Well, of course it should allow my friends to search my blogs . Just not the rest of the world.

But I guess that if Blogger would be "open", so that other search engines could also index those blogs, then this whole scenario would not work (malignant search engines could expose everything to everybody). So my suspicion is that it would actually be quite hard (or at least require more research) to make an "open" version of facebook.

The original post misses the visibility point.

To me, Twitter benefits from being public discourse and an open forum for replies. On the other side of the coin, Facebook benefits from being a private forum (as most people use it).

Solutions that don't facilitate these use cases aren't going to be successful. Understand why people chose the services they did (discounting network effect) and then try and build something to compete.

And what if what you really wanted to share was a photo, or a comment, or an article from NYT or Vogue, and not a long piece of writing?

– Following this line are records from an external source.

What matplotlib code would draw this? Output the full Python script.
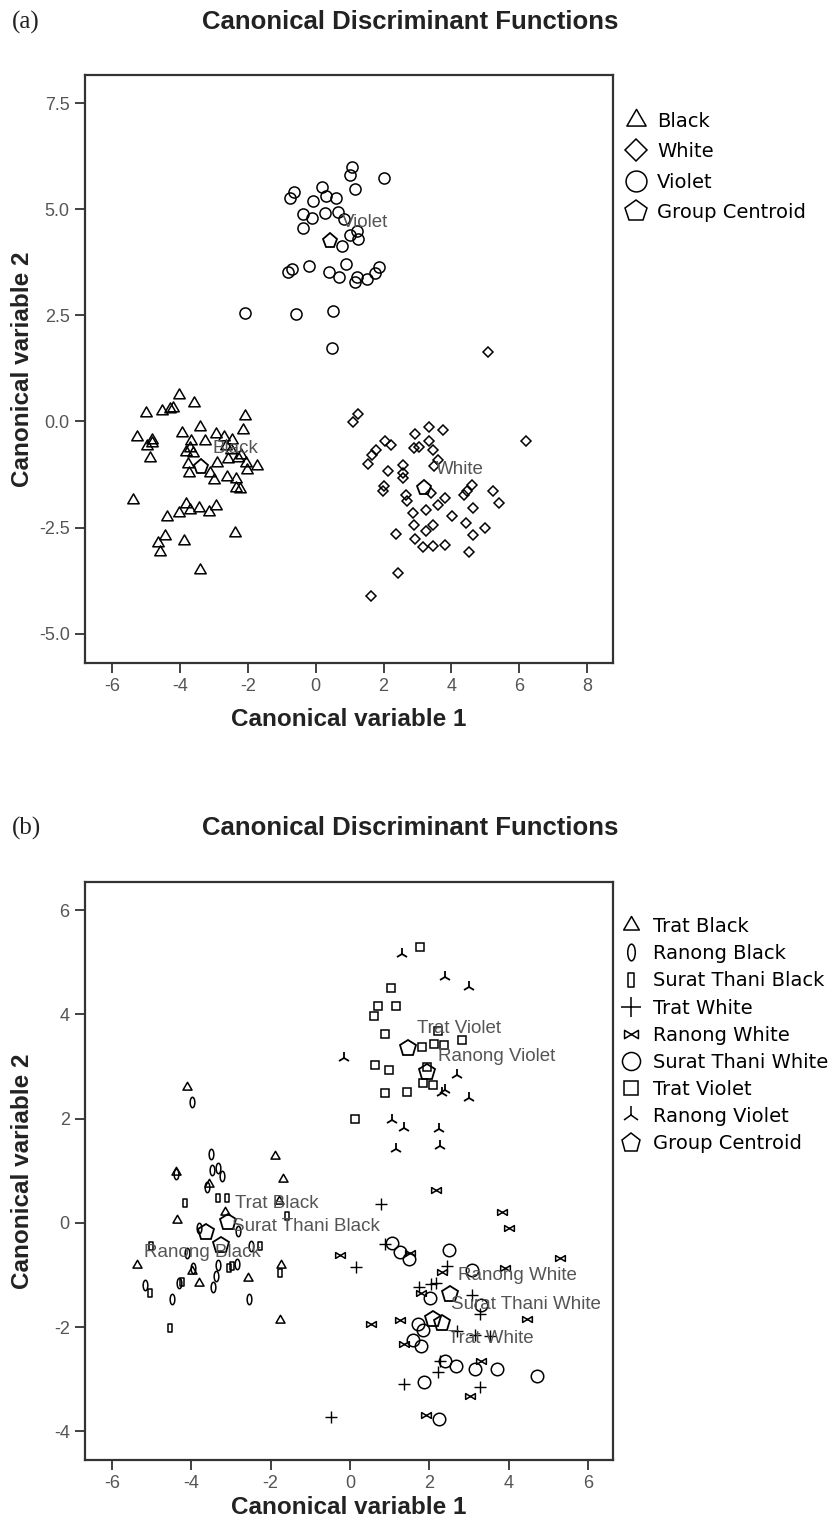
import numpy as np
import matplotlib.pyplot as plt
from matplotlib.path import Path
from matplotlib.lines import Line2D
from matplotlib.ticker import FormatStrFormatter
import matplotlib.transforms as mtrans

plt.rcParams['font.family'] = 'Liberation Sans'
plt.rcParams['axes.unicode_minus'] = False

# ---------------- panel (a) : colour groups ----------------
black_x = [-4.03, -3.60, -5.01, -4.53, -4.31, -4.21, -2.09, -2.15, -3.42, -3.94, -5.27, -4.82,
           -4.84, -4.98, -4.89, -3.67, -3.72, -3.84, -3.62, -3.26, -2.93, -2.70, -2.48, -2.65,
           -2.50, -2.20, -2.30, -2.60, -2.91, -3.77, -3.74, -3.13, -3.01, -2.62, -2.35, -2.35,
           -2.25, -2.07, -2.04, -1.73, -5.40, -3.82, -3.72, -3.44, -3.16, -2.93, -4.03, -4.39,
           -4.46, -4.66, -4.59, -3.89, -2.38, -3.42]
black_y = [0.63, 0.43, 0.20, 0.24, 0.29, 0.31, 0.13, -0.20, -0.12, -0.27, -0.37, -0.43,
           -0.51, -0.59, -0.86, -0.47, -0.63, -0.71, -0.75, -0.47, -0.29, -0.37, -0.43, -0.59,
           -0.67, -0.78, -0.86, -0.89, -0.98, -1.00, -1.22, -1.22, -1.37, -1.30, -1.36, -1.57,
           -1.59, -0.98, -1.14, -1.04, -1.84, -1.94, -2.08, -2.04, -2.14, -2.00, -2.16, -2.24,
           -2.69, -2.87, -3.08, -2.81, -2.63, -3.51]

white_x = [1.26, 1.09, 6.19, 2.05, 2.23, 1.79, 1.65, 1.55, 2.12, 2.58, 2.56, 2.58, 2.94, 3.34,
           3.75, 3.34, 2.89, 3.04, 3.45, 3.60, 3.50, 2.02, 1.97, 2.66, 2.70, 3.40, 3.82, 3.60,
           3.24, 2.87, 4.03, 4.36, 4.46, 4.62, 4.64, 5.23, 5.41, 4.43, 5.00, 4.64, 3.45, 3.24,
           2.91, 2.36, 2.94, 3.17, 3.45, 3.80, 4.51, 2.42, 1.63, 5.07]
white_y = [0.18, -0.02, -0.46, -0.46, -0.55, -0.67, -0.78, -1.00, -1.16, -1.02, -1.22, -1.33,
           -0.29, -0.12, -0.21, -0.47, -0.63, -0.60, -0.68, -0.90, -1.06, -1.53, -1.65, -1.73,
           -1.88, -1.69, -1.81, -1.96, -2.08, -2.16, -2.22, -1.73, -1.63, -1.49, -2.03, -1.65,
           -1.91, -2.39, -2.51, -2.67, -2.43, -2.57, -2.43, -2.65, -2.77, -2.96, -2.94, -2.90,
           -3.08, -3.57, -4.12, 1.63]

violet_x = [1.06, 1.02, 2.01, 1.16, -0.65, -0.75, 0.17, 0.29, 0.61, -0.09, -0.39, -0.11, 0.28,
            0.67, 0.83, -0.39, 1.21, 1.01, 1.26, 0.77, -0.82, -0.69, -0.21, 0.38, 0.69, 0.88,
            1.16, 1.22, 1.50, 1.75, 1.87, -2.09, -0.57, 0.51, 0.49]
violet_y = [6.00, 5.80, 5.74, 5.48, 5.41, 5.27, 5.53, 5.31, 5.27, 5.20, 4.88, 4.80, 4.91, 4.94,
            4.77, 4.55, 4.49, 4.38, 4.30, 4.14, 3.52, 3.58, 3.67, 3.53, 3.40, 3.71, 3.28, 3.40,
            3.36, 3.50, 3.63, 2.56, 2.54, 2.60, 1.74]

cent_a_names = ['Black', 'White', 'Violet']
cent_a_x = [-3.40, 3.19, 0.43]
cent_a_y = [-1.08, -1.57, 4.24]

# ---------------- panel (b) : province x colour groups ----------------
tb_x = [-4.12, -1.89, -1.69, -4.36, -3.16, -1.78, -5.36, -3.80, -2.58, -1.74, -1.76, -3.99, -4.38, -3.56]
tb_y = [2.61, 1.29, 0.84, 0.06, 0.21, 0.41, -0.81, -1.15, -1.06, -0.81, -1.87, -0.92, 0.98, 0.74]

rb_x = [-3.51, -3.47, -3.32, -3.23, -4.38, -3.60, -3.80, -2.82, -2.84, -3.32, -3.39, -3.45,
        -3.97, -4.32, -5.18, -4.49, -2.54, -4.12, -2.50, -3.99]
rb_y = [1.32, 1.01, 1.06, 0.90, 0.93, 0.69, -0.10, -0.15, -0.79, -0.81, -1.02, -1.23,
        -0.86, -1.15, -1.20, -1.47, -1.47, -0.58, -0.44, 2.32]

sb_x = [-4.16, -3.32, -3.10, -1.59, -5.01, -5.05, -4.23, -3.06, -2.97, -2.28, -1.76, -4.53]
sb_y = [0.39, 0.48, 0.48, 0.13, -0.44, -1.35, -1.14, -0.86, -0.83, -0.44, -0.97, -2.02]

tw_x = [0.77, 0.15, 0.88, 2.44, 1.75, 2.05, 2.18, 3.08, 3.27, 2.70, 3.14, 3.53, 2.27, 2.23, 1.36, 3.27, -0.48]
tw_y = [0.37, -0.85, -0.41, -0.83, -1.23, -1.18, -1.15, -1.39, -1.74, -2.08, -2.15, -2.18, -2.66, -2.86, -3.10, -3.15, -3.72]

rw_x = [2.18, 3.83, 4.00, -0.24, 1.52, 5.30, 3.92, 2.31, 1.78, 4.46, 1.26, 0.54, 1.36, 3.31, 3.02, 1.92]
rw_y = [0.63, 0.21, -0.10, -0.61, -0.57, -0.68, -0.87, -0.95, -1.34, -1.85, -1.87, -1.95, -2.32, -2.65, -3.33, -3.68]

sw_x = [1.06, 1.27, 1.49, 2.50, 3.08, 2.01, 3.31, 1.71, 1.84, 1.60, 1.78, 2.40, 2.66, 3.16, 3.70, 4.71, 1.86, 2.25]
sw_y = [-0.39, -0.55, -0.70, -0.52, -0.90, -1.44, -1.57, -1.95, -2.05, -2.25, -2.36, -2.66, -2.75, -2.80, -2.80, -2.94, -3.05, -3.76]

tv_x = [1.76, 1.04, 0.71, 1.15, 0.60, 0.88, 2.83, 1.81, 2.12, 2.36, 2.23, 0.62, 0.98, 1.95, 1.84, 2.10, 0.88, 1.43, 0.12]
tv_y = [5.30, 4.51, 4.17, 4.17, 3.96, 3.62, 3.50, 3.38, 3.44, 3.42, 3.68, 3.02, 2.93, 3.00, 2.68, 2.65, 2.50, 2.52, 2.00]

rv_x = [1.32, 2.40, 2.99, -0.16, 2.71, 2.31, 2.40, 2.99, 1.06, 1.36, 2.25, 1.17, 2.27]
rv_y = [5.16, 4.71, 4.52, 3.17, 2.83, 2.49, 2.55, 2.39, 1.97, 1.82, 1.81, 1.42, 1.47]

cent_b_names = ['Trat Black', 'Ranong Black', 'Surat Thani Black', 'Trat White', 'Ranong White',
                'Surat Thani White', 'Trat Violet', 'Ranong Violet']
cent_b_x = [-3.08, -3.62, -3.25, 2.10, 2.53, 2.33, 1.46, 1.95]
cent_b_y = [0.01, -0.17, -0.43, -1.85, -1.37, -1.92, 3.35, 2.89]
# label offsets (pixels) of the group-centroid captions
lab_b_dx = [7, -62, 11, 15, 8, 9, 9, 11]
lab_b_dy = [19, -21, 19, -19, 19, 18, 20, 16]

# ---------------- custom marker shapes ----------------
tri = Path([(-1, -0.5774), (1, -0.5774), (0, 1.1547), (-1, -0.5774)],
           [Path.MOVETO, Path.LINETO, Path.LINETO, Path.CLOSEPOLY])
ellipse = Path.unit_circle().transformed(mtrans.Affine2D().scale(0.45, 1.0))
thinrect = Path([(-0.5, -1), (0.5, -1), (0.5, 1), (-0.5, 1), (-0.5, -1)],
                [Path.MOVETO, Path.LINETO, Path.LINETO, Path.LINETO, Path.CLOSEPOLY])
bowtie = Path([(-1, 0.6), (1, -0.6), (1, 0.6), (-1, -0.6), (-1, 0.6)],
              [Path.MOVETO, Path.LINETO, Path.LINETO, Path.LINETO, Path.CLOSEPOLY])

W, H = 839, 1525
fig = plt.figure(figsize=(W / 100, H / 100), dpi=100)


def box(l, t, r, b):
    return [l / W, 1 - b / H, (r - l) / W, (b - t) / H]


def style_axes(ax):
    for s in ax.spines.values():
        s.set_linewidth(1.6)
        s.set_color('#333333')
    ax.tick_params(direction='out', length=7, width=1.3, color='#333333',
                   labelsize=13, labelcolor='#555555', pad=4)
    ax.set_xlabel('Canonical variable 1', fontsize=17.5, fontweight='bold', color='#222222')
    ax.set_ylabel('Canonical variable 2', fontsize=17.5, fontweight='bold', color='#222222')


def pts(ax, x, y, marker, ms, mew=1.1):
    ax.plot(x, y, linestyle='none', marker=marker, ms=ms, mfc='none', mec='black', mew=mew)


# ================= panel (a) =================
ax1 = fig.add_axes(box(85, 75, 613, 663))
pts(ax1, black_x, black_y, tri, 9.5)
pts(ax1, white_x, white_y, 'D', 5.3)
pts(ax1, violet_x, violet_y, 'o', 8)
pts(ax1, cent_a_x, cent_a_y, 'p', 11, 1.3)
for n, cx, cy in zip(cent_a_names, cent_a_x, cent_a_y):
    ax1.annotate(n, (cx, cy), xytext=(12, 19), textcoords='offset pixels',
                 ha='left', va='center', fontsize=13.5, color='#555555')
ax1.set_xlim(-6.81, 8.77)
ax1.set_ylim(-5.69, 8.16)
ax1.set_xticks(np.arange(-6, 9, 2))
ax1.set_yticks([-5, -2.5, 0, 2.5, 5, 7.5])
ax1.yaxis.set_major_formatter(FormatStrFormatter('%.1f'))
style_axes(ax1)
ax1.xaxis.set_label_coords(0.5, -0.077)
ax1.yaxis.set_label_coords(-0.097, 0.5)

leg_a = [Line2D([], [], ls='none', marker=tri, ms=16, mfc='none', mec='black', mew=1.1),
         Line2D([], [], ls='none', marker='D', ms=11.5, mfc='none', mec='black', mew=1.1),
         Line2D([], [], ls='none', marker='o', ms=15, mfc='none', mec='black', mew=1.1),
         Line2D([], [], ls='none', marker='p', ms=16, mfc='none', mec='black', mew=1.1)]
ax1.legend(leg_a, ['Black', 'White', 'Violet', 'Group Centroid'], loc='upper left',
           bbox_to_anchor=(626 / W, 1 - 112 / H), bbox_transform=fig.transFigure,
           frameon=False, borderpad=0, borderaxespad=0, handlelength=1.05,
           handletextpad=0.55, labelspacing=0.58, prop={'family': 'DejaVu Sans', 'size': 14})

# ================= panel (b) =================
ax2 = fig.add_axes(box(85, 882, 613, 1460))
pts(ax2, tb_x, tb_y, tri, 7.5)
pts(ax2, rb_x, rb_y, ellipse, 7.5)
pts(ax2, sb_x, sb_y, thinrect, 5.5)
pts(ax2, tw_x, tw_y, '+', 9, 1.0)
pts(ax2, rw_x, rw_y, bowtie, 7)
pts(ax2, sw_x, sw_y, 'o', 9)
pts(ax2, tv_x, tv_y, 's', 6)
pts(ax2, rv_x, rv_y, '2', 9, 1.3)
pts(ax2, cent_b_x, cent_b_y, 'p', 12, 1.3)
for n, cx, cy, dx, dy in zip(cent_b_names, cent_b_x, cent_b_y, lab_b_dx, lab_b_dy):
    ax2.annotate(n, (cx, cy), xytext=(dx, dy), textcoords='offset pixels',
                 ha='left', va='center', fontsize=13.5, color='#555555')
ax2.set_xlim(-6.68, 6.63)
ax2.set_ylim(-4.55, 6.54)
ax2.set_xticks(np.arange(-6, 7, 2))
ax2.set_yticks(np.arange(-4, 7, 2))
style_axes(ax2)
ax2.xaxis.set_label_coords(0.5, -0.062)
ax2.yaxis.set_label_coords(-0.097, 0.5)

leg_b = [Line2D([], [], ls='none', marker=m, ms=s, mfc='none', mec='black', mew=1.1)
         for m, s in [(tri, 13), (ellipse, 12), (thinrect, 9.5), ('+', 14), (bowtie, 10),
                      ('o', 13), ('s', 9.5), ('2', 13), ('p', 14)]]
ax2.legend(leg_b, ['Trat Black', 'Ranong Black', 'Surat Thani Black', 'Trat White',
                   'Ranong White', 'Surat Thani White', 'Trat Violet', 'Ranong Violet',
                   'Group Centroid'], loc='upper left',
           bbox_to_anchor=(621 / W, 1 - 917 / H), bbox_transform=fig.transFigure,
           frameon=False, borderpad=0, borderaxespad=0, handlelength=1.05,
           handletextpad=0.6, labelspacing=0.42, prop={'family': 'DejaVu Sans', 'size': 14})

# ================= titles =================
for ytop, tag in [(22, '(a)'), (828, '(b)')]:
    fig.text(12 / W, 1 - ytop / H, tag, family='Liberation Serif', fontsize=18,
             ha='left', va='center', color='#222222')
    fig.text(410 / W, 1 - ytop / H, 'Canonical Discriminant Functions', fontsize=18.5,
             fontweight='bold', ha='center', va='center', color='#222222')

fig.savefig('out.png', dpi=100)
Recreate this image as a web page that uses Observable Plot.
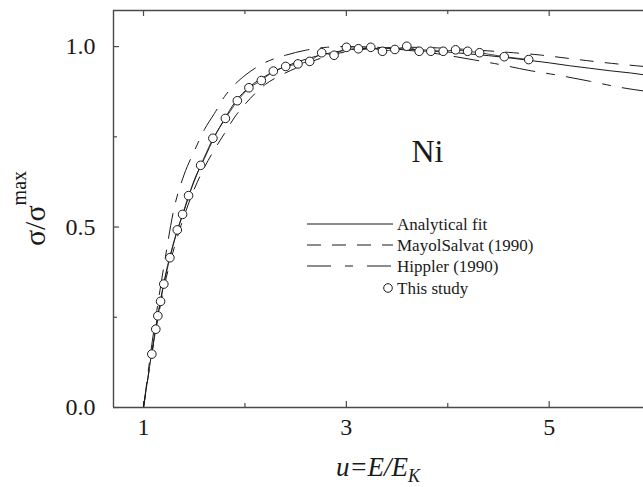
<!DOCTYPE html>
<html>
<head>
<meta charset="utf-8">
<script src="https://cdn.jsdelivr.net/npm/d3@7"></script>
<script src="https://cdn.jsdelivr.net/npm/@observablehq/plot@0.6"></script>
<style>
  html, body { margin: 0; padding: 0; background: #fff; }
</style>
</head>
<body>
<div id="chart"></div>
<script>
// ---- data ----
const studyU = [1.082, 1.121, 1.141, 1.168, 1.200, 1.260, 1.333, 1.385, 1.444, 1.563, 1.684, 1.807, 1.925, 2.039, 2.162, 2.280, 2.402, 2.523, 2.639, 2.757, 2.879, 3.001, 3.119, 3.241, 3.356, 3.478, 3.596, 3.718, 3.833, 3.955, 4.077, 4.196, 4.314, 4.557, 4.798];
const studyS = [0.148, 0.217, 0.254, 0.294, 0.342, 0.415, 0.492, 0.535, 0.587, 0.671, 0.746, 0.801, 0.850, 0.886, 0.906, 0.932, 0.945, 0.952, 0.959, 0.983, 0.976, 0.998, 0.994, 0.998, 0.987, 0.992, 1.001, 0.987, 0.987, 0.987, 0.991, 0.987, 0.983, 0.972, 0.964];

const fitU = [1.0, 1.08, 1.15, 1.2, 1.3, 1.4, 1.5, 1.6, 1.7, 1.8, 1.9, 2.0, 2.2, 2.4, 2.6, 2.8, 3.0, 3.2, 3.4, 3.6, 3.8, 4.0, 4.2, 4.4, 4.6, 4.8, 5.0, 5.2, 5.4, 5.6, 5.8, 5.93];
const fitS = [0.0, 0.15, 0.27, 0.345, 0.46, 0.545, 0.63, 0.69, 0.75, 0.80, 0.845, 0.877, 0.918, 0.945, 0.965, 0.98, 0.99, 0.995, 0.995, 0.993, 0.99, 0.985, 0.98, 0.975, 0.969, 0.962, 0.955, 0.947, 0.94, 0.933, 0.927, 0.922];

const mayolU = [1.0, 1.1, 1.2, 1.3, 1.4, 1.5, 1.6, 1.7, 1.8, 1.9, 2.0, 2.1, 2.2, 2.35, 2.5, 2.7, 2.9, 3.1, 3.4, 3.7, 4.0, 4.3, 4.6, 4.9, 5.2, 5.5, 5.93];
const mayolS = [0.0, 0.18, 0.33, 0.44, 0.53, 0.605, 0.665, 0.715, 0.76, 0.805, 0.84, 0.87, 0.895, 0.92, 0.94, 0.963, 0.98, 0.99, 0.997, 0.998, 0.995, 0.99, 0.984, 0.977, 0.967, 0.957, 0.945];

const hipplerU = [1.0, 1.1, 1.2, 1.3, 1.4, 1.5, 1.6, 1.7, 1.8, 1.9, 2.0, 2.2, 2.4, 2.6, 2.8, 3.0, 3.3, 3.6, 3.9, 4.2, 4.5, 4.8, 5.1, 5.4, 5.7, 5.93];
const hipplerS = [0.0, 0.21, 0.39, 0.55, 0.645, 0.71, 0.77, 0.815, 0.862, 0.895, 0.92, 0.956, 0.976, 0.99, 0.998, 1.0, 0.998, 0.99, 0.98, 0.966, 0.951, 0.934, 0.92, 0.904, 0.887, 0.877];

const xDomain = [0.704, 5.93];
const yDomain = [0, 1.1];
const xMajorTicks = [1, 3, 5];
const xMinorTicks = [2, 4];
const yMajorTicks = [0, 0.5, 1.0];
const yMinorTicks = [0.25, 0.75];
const niLabel = [{u: 3.80, s: 0.71, text: "Ni"}];

const legendItems = [
  {label: "Analytical fit", dash: null},
  {label: "MayolSalvat (1990)", dash: "14,11"},
  {label: "Hippler (1990)", dash: "24,14,8,14"},
  {label: "This study", dash: "circle"}
];

// ---- build tables ----
const study = studyU.map((u, i) => ({u, s: studyS[i]}));
const fit = fitU.map((u, i) => ({u, s: fitS[i]}));
const mayol = mayolU.map((u, i) => ({u, s: mayolS[i]}));
const hippler = hipplerU.map((u, i) => ({u, s: hipplerS[i]}));

const W = 643, H = 487;
const mL = 113, mR = 0, mT = 10, mB = 80;
const innerW = W - mL - mR, innerH = H - mT - mB;
const axisColor = "#4a4a4a";
const ink = "#1a1a1a";
const serif = "'Liberation Serif', 'Times New Roman', serif";

const svg = Plot.plot({
  width: W,
  height: H,
  marginLeft: mL,
  marginRight: mR,
  marginTop: mT,
  marginBottom: mB,
  style: {fontFamily: serif, fontSize: "24px", background: "#fff", color: ink},
  x: {domain: xDomain, axis: null},
  y: {domain: yDomain, axis: null},
  marks: [
    // frame lines
    Plot.ruleX([xDomain[0]], {stroke: axisColor, strokeWidth: 1.4}),
    Plot.ruleY([yDomain[1]], {stroke: axisColor, strokeWidth: 1.4}),
    Plot.ruleY([yDomain[0]], {stroke: axisColor, strokeWidth: 1.4}),
    // inward ticks, bottom
    Plot.ruleX(xMajorTicks, {insetTop: innerH - 6, stroke: axisColor, strokeWidth: 1.2}),
    Plot.ruleX(xMinorTicks, {insetTop: innerH - 4, stroke: axisColor, strokeWidth: 1.2}),
    // inward ticks, top
    Plot.ruleX(xMajorTicks, {insetBottom: innerH - 6, stroke: axisColor, strokeWidth: 1.2}),
    Plot.ruleX(xMinorTicks, {insetBottom: innerH - 4, stroke: axisColor, strokeWidth: 1.2}),
    // inward ticks, left
    Plot.ruleY(yMajorTicks, {insetRight: innerW - 6, stroke: axisColor, strokeWidth: 1.2}),
    Plot.ruleY(yMinorTicks, {insetRight: innerW - 4, stroke: axisColor, strokeWidth: 1.2}),
    // tick labels
    Plot.axisX(xMajorTicks, {tickSize: 0, tickPadding: 10, label: null, fill: ink}),
    Plot.axisY(yMajorTicks, {tickSize: 0, tickPadding: 18, label: null, tickFormat: d3.format(".1f"), fill: ink}),
    // curves
    Plot.line(mayol, {x: "u", y: "s", stroke: ink, strokeWidth: 1, strokeDasharray: "13,12", curve: "monotone-x", clip: true}),
    Plot.line(hippler, {x: "u", y: "s", stroke: ink, strokeWidth: 1, strokeDasharray: "25,12,8,12", curve: "monotone-x", clip: true}),
    Plot.line(fit, {x: "u", y: "s", stroke: ink, strokeWidth: 1, curve: "monotone-x", clip: true}),
    Plot.line(study, {x: "u", y: "s", stroke: ink, strokeWidth: 0.8}),
    Plot.dot(study, {x: "u", y: "s", r: 4.3, fill: "#fff", stroke: ink, strokeWidth: 1}),
    // annotation
    Plot.text(niLabel, {x: "u", y: "s", text: "text", fontSize: 32, fill: ink})
  ]
});

const root = d3.select(svg);

// y-axis title
const yt = root.append("text")
  .attr("transform", `translate(45, ${mT + innerH / 2}) rotate(-90)`)
  .attr("text-anchor", "middle")
  .attr("fill", ink)
  .style("font-family", serif);
yt.append("tspan").attr("font-size", 30).text("σ/σ");
yt.append("tspan").attr("font-size", 20).attr("dy", -19).text("max");

// x-axis title
const xt = root.append("text")
  .attr("x", 378)
  .attr("y", 476)
  .attr("text-anchor", "middle")
  .attr("fill", ink)
  .attr("font-style", "italic")
  .style("font-family", serif);
xt.append("tspan").attr("font-size", 27).text("u=E/E");
xt.append("tspan").attr("font-size", 18).attr("dy", 6).text("K");

// legend
const lg = root.append("g")
  .attr("text-anchor", "start")
  .attr("font-size", 17)
  .attr("fill", ink)
  .style("font-family", serif);
const rowY = [224, 245, 266, 288];
legendItems.forEach((d, i) => {
  const y = rowY[i];
  if (d.dash === "circle") {
    lg.append("circle").attr("cx", 388).attr("cy", y).attr("r", 4.3)
      .attr("fill", "#fff").attr("stroke", ink).attr("stroke-width", 1);
  } else {
    const ln = lg.append("line").attr("x1", 307).attr("x2", 393).attr("y1", y).attr("y2", y)
      .attr("stroke", ink).attr("stroke-width", 1);
    if (d.dash) ln.attr("stroke-dasharray", d.dash);
  }
  lg.append("text").attr("x", 397).attr("y", y + 6).attr("text-anchor", "start").text(d.label);
});

document.getElementById("chart").appendChild(svg);
</script>
</body>
</html>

Isn't that what most of Facebook is used for?
On Facebook, one at least has some protection against outsiders searching for their name and finding one's "silly" (careless) postings. If all posts were open, no such protection would exist. I think this could be a real barrier for widespread adoption of this approach.
a blog is a webbed personal log with comments and the core functionality fb offers is just that, a simple to set up homepage? Blogs have a blogroll instead of a friendlist, does that make a big difference? Seriously asking, I don't use the latter.
All it lacked was a built-in phpbb forum (FB groups)
Well the interface and way of sharing and communicating with people is totally different, so I am surprised to see them compared.
>the way of communicating with people is totally different

lol u srs? j/k <3

At one point, Blogger was as much a social network as Tumblr is now. At least, I think I remember that; it was about a decade ago now.
I think you mean that Google killed the goose that laid the golden eggs. But then it turns into a chicken with no head. Make you mind up, man!